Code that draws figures
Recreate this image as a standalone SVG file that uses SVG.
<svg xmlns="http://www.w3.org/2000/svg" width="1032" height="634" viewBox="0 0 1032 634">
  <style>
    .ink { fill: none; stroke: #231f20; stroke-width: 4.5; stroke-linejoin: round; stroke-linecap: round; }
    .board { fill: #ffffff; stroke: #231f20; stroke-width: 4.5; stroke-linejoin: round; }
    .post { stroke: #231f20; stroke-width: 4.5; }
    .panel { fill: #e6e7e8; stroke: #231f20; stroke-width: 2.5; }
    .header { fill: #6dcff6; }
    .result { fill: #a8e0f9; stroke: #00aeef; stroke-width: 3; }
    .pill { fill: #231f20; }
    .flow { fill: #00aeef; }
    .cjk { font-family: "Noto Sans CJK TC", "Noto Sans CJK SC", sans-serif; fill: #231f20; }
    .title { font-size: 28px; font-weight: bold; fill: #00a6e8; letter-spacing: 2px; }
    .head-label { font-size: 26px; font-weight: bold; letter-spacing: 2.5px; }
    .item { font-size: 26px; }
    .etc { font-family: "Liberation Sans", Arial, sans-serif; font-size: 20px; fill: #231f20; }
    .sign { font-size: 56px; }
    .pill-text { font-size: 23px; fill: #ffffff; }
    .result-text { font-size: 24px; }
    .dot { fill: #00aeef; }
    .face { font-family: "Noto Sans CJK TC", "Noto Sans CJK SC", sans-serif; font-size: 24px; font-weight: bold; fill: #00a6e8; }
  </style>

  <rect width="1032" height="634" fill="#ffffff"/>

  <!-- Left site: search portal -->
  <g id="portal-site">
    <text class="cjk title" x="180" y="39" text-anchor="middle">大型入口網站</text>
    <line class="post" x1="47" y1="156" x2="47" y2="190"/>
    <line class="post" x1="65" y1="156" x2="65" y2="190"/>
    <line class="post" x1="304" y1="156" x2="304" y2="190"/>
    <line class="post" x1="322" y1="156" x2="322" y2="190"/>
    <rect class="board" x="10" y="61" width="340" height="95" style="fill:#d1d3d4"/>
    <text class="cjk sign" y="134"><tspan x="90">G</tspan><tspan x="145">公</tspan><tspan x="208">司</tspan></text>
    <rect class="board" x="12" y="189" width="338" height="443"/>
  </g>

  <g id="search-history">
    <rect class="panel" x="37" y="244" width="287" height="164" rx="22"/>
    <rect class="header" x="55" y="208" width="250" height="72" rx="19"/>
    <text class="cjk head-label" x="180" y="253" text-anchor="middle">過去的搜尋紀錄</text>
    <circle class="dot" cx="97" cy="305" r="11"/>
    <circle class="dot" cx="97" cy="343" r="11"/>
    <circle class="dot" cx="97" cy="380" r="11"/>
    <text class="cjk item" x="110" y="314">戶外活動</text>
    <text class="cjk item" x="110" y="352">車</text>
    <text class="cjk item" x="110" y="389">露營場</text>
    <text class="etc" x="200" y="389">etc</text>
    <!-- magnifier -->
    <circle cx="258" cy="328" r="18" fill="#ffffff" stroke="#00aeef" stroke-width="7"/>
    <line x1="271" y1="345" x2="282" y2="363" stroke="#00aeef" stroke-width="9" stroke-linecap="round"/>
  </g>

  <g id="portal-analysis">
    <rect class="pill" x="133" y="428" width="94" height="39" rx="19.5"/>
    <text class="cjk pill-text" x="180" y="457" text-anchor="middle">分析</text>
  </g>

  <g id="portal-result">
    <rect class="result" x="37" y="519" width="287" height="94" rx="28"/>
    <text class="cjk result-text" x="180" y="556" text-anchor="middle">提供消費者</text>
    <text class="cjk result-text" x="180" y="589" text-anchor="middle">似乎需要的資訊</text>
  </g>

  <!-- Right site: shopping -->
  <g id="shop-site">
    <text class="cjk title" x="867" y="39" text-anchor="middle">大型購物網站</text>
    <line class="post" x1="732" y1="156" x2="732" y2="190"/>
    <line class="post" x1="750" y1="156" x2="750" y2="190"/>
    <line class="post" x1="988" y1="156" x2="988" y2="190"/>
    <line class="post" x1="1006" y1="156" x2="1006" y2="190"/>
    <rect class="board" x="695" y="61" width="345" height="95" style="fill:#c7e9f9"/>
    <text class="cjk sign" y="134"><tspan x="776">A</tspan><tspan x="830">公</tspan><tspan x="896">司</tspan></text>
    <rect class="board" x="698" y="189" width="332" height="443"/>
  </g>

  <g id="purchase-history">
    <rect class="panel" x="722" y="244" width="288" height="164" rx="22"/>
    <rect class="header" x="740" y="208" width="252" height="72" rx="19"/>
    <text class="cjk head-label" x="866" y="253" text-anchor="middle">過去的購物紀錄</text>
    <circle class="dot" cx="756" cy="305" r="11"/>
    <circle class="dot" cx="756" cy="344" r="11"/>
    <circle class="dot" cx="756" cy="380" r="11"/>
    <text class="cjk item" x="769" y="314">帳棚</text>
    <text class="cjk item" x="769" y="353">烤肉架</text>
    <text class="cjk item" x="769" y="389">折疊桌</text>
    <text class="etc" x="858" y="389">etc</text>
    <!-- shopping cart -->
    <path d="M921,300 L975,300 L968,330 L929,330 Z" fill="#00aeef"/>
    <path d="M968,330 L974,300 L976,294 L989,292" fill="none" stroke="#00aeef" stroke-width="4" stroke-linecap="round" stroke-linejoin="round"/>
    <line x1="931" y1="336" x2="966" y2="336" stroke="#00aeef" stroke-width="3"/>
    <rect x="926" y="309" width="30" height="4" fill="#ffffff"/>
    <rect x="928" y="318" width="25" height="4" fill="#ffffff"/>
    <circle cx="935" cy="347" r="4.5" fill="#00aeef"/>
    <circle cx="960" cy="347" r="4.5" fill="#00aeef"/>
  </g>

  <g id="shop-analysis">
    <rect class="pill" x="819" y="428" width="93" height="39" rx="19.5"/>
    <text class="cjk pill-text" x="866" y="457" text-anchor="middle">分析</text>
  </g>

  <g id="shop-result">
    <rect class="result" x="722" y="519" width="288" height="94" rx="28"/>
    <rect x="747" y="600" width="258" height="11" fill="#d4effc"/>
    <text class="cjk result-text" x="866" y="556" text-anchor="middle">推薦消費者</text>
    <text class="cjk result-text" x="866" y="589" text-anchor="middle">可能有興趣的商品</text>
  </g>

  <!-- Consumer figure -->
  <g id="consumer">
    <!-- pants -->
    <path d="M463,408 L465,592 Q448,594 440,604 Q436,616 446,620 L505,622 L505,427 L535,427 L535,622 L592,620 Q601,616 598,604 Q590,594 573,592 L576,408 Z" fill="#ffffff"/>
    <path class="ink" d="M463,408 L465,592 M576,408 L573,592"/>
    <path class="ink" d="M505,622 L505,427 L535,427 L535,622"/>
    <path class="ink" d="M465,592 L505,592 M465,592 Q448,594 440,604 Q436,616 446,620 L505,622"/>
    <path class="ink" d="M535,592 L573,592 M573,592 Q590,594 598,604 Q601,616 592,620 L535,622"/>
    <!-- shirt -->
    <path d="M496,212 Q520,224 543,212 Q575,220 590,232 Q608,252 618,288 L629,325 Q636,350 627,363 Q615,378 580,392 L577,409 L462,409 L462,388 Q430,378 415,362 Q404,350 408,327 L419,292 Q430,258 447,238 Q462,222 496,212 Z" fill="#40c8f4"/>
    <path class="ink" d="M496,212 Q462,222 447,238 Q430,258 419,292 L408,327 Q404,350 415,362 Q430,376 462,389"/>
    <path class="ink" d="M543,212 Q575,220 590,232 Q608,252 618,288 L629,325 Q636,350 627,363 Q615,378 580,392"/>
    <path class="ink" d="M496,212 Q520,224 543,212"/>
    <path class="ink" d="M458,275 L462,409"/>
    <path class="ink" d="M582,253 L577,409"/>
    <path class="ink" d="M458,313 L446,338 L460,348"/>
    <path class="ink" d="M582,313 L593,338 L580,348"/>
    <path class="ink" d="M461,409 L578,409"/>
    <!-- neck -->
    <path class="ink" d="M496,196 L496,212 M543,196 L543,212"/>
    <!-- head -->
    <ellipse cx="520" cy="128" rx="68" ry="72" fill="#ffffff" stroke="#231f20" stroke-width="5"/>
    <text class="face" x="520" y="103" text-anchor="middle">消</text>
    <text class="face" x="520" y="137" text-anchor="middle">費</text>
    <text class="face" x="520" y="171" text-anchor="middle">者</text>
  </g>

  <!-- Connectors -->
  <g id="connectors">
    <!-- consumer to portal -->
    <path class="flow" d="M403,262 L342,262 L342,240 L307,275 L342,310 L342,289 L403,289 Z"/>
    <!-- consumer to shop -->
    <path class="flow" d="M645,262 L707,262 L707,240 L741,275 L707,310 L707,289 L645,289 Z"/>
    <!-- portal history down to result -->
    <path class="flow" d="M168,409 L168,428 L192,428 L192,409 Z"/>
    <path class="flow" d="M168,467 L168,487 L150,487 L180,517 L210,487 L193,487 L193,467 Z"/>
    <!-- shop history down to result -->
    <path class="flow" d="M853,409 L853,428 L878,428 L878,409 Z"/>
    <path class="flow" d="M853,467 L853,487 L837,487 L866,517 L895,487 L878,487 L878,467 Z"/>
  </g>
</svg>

...

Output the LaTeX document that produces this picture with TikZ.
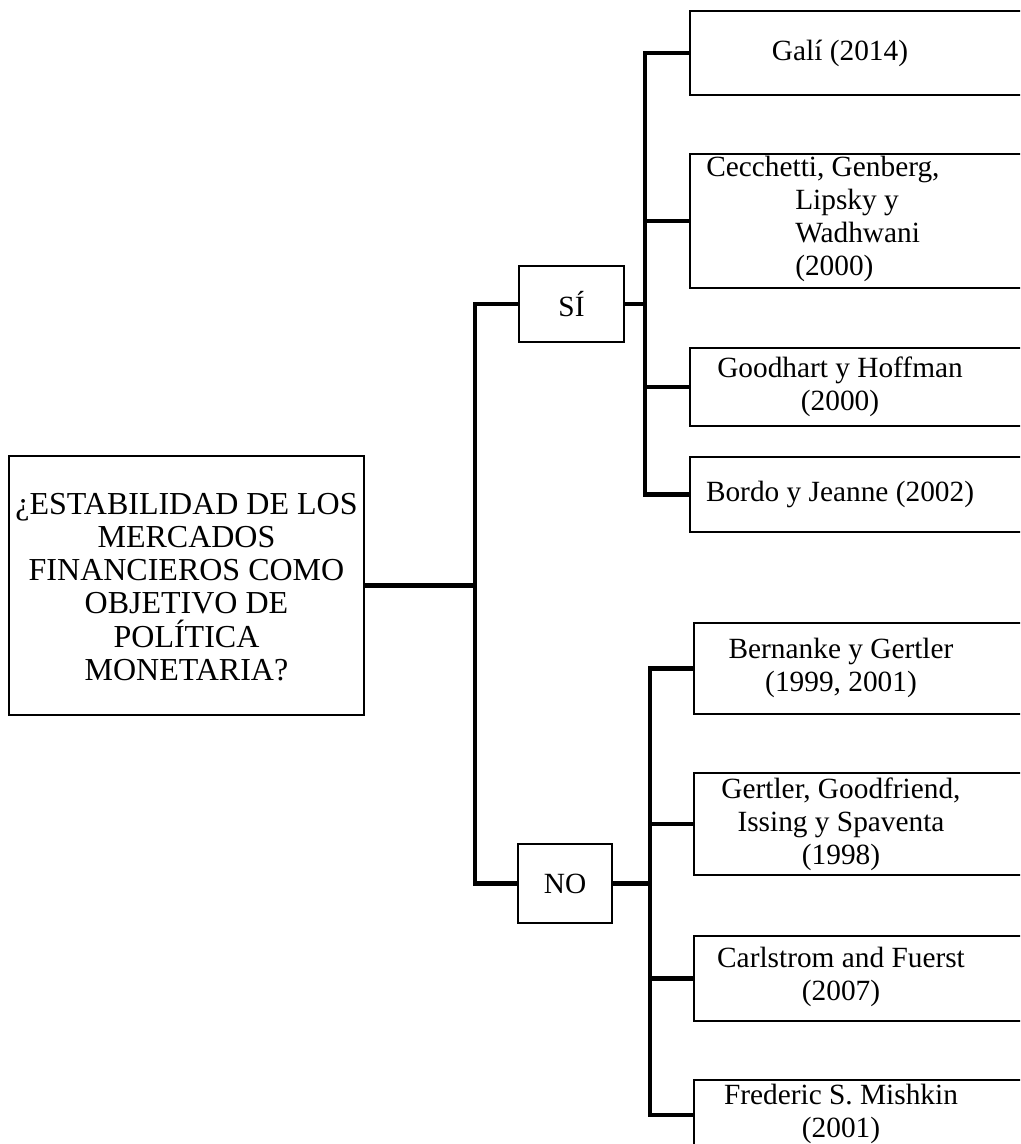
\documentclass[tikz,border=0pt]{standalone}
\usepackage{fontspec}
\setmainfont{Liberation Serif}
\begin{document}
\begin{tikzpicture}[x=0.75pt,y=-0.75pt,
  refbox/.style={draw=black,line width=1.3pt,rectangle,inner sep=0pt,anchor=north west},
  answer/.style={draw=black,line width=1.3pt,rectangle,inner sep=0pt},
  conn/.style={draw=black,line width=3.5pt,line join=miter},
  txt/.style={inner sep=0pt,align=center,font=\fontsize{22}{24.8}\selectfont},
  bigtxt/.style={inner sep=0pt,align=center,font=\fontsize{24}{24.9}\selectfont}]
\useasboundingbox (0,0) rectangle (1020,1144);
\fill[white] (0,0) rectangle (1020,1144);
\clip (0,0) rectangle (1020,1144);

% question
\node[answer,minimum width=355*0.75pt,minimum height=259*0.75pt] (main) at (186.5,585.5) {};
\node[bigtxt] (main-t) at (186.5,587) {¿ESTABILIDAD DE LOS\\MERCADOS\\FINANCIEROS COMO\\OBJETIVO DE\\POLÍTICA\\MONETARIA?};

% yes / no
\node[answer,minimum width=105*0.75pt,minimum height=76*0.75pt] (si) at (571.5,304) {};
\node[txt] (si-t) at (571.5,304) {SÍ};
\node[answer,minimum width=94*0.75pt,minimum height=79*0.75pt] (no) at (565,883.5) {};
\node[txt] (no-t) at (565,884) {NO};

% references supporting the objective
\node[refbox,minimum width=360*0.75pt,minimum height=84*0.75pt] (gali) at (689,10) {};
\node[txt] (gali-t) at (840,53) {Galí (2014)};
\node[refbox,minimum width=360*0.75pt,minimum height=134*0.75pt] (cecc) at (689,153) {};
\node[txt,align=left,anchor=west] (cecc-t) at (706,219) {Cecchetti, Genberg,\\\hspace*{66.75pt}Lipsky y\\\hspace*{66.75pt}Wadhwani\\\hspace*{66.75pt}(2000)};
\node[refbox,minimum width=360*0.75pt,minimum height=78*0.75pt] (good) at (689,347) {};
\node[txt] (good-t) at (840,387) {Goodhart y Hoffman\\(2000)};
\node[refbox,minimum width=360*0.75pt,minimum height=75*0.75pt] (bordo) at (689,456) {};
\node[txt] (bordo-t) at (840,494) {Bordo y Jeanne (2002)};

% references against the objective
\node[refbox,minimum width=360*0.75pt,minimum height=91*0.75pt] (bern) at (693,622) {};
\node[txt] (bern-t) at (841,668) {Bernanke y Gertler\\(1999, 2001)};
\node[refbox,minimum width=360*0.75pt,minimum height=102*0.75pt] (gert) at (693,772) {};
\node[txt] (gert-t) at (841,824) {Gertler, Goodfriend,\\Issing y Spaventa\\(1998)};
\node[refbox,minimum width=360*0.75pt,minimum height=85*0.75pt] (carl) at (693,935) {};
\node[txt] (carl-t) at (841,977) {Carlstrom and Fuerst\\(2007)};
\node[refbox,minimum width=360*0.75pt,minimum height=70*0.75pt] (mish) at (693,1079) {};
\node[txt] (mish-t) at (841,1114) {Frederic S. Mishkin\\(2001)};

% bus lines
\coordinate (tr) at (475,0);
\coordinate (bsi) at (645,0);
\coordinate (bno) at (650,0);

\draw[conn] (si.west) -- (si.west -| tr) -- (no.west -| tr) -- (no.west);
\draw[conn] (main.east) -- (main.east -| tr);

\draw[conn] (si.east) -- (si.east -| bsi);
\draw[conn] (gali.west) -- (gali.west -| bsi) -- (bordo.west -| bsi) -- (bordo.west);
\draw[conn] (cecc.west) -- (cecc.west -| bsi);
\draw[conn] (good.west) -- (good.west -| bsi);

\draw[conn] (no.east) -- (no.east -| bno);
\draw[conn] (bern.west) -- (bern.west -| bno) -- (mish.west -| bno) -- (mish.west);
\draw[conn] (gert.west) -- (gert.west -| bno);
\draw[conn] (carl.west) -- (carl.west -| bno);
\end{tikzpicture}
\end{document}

WORK TO BE COMPLETED> The lines to reproduce run from the one above containing "Output the LaTeX" through the one containing "(no-t) at (565,884)". Copy them exactly and leave out all pictures.

OUTPUT BELOW>
Output the LaTeX document that produces this picture with TikZ.
\documentclass[tikz,border=0pt]{standalone}
\usepackage{fontspec}
\setmainfont{Liberation Serif}
\begin{document}
\begin{tikzpicture}[x=0.75pt,y=-0.75pt,
  refbox/.style={draw=black,line width=1.3pt,rectangle,inner sep=0pt,anchor=north west},
  answer/.style={draw=black,line width=1.3pt,rectangle,inner sep=0pt},
  conn/.style={draw=black,line width=3.5pt,line join=miter},
  txt/.style={inner sep=0pt,align=center,font=\fontsize{22}{24.8}\selectfont},
  bigtxt/.style={inner sep=0pt,align=center,font=\fontsize{24}{24.9}\selectfont}]
\useasboundingbox (0,0) rectangle (1020,1144);
\fill[white] (0,0) rectangle (1020,1144);
\clip (0,0) rectangle (1020,1144);

% question
\node[answer,minimum width=355*0.75pt,minimum height=259*0.75pt] (main) at (186.5,585.5) {};
\node[bigtxt] (main-t) at (186.5,587) {¿ESTABILIDAD DE LOS\\MERCADOS\\FINANCIEROS COMO\\OBJETIVO DE\\POLÍTICA\\MONETARIA?};

% yes / no
\node[answer,minimum width=105*0.75pt,minimum height=76*0.75pt] (si) at (571.5,304) {};
\node[txt] (si-t) at (571.5,304) {SÍ};
\node[answer,minimum width=94*0.75pt,minimum height=79*0.75pt] (no) at (565,883.5) {};
\node[txt] (no-t) at (565,884) {NO};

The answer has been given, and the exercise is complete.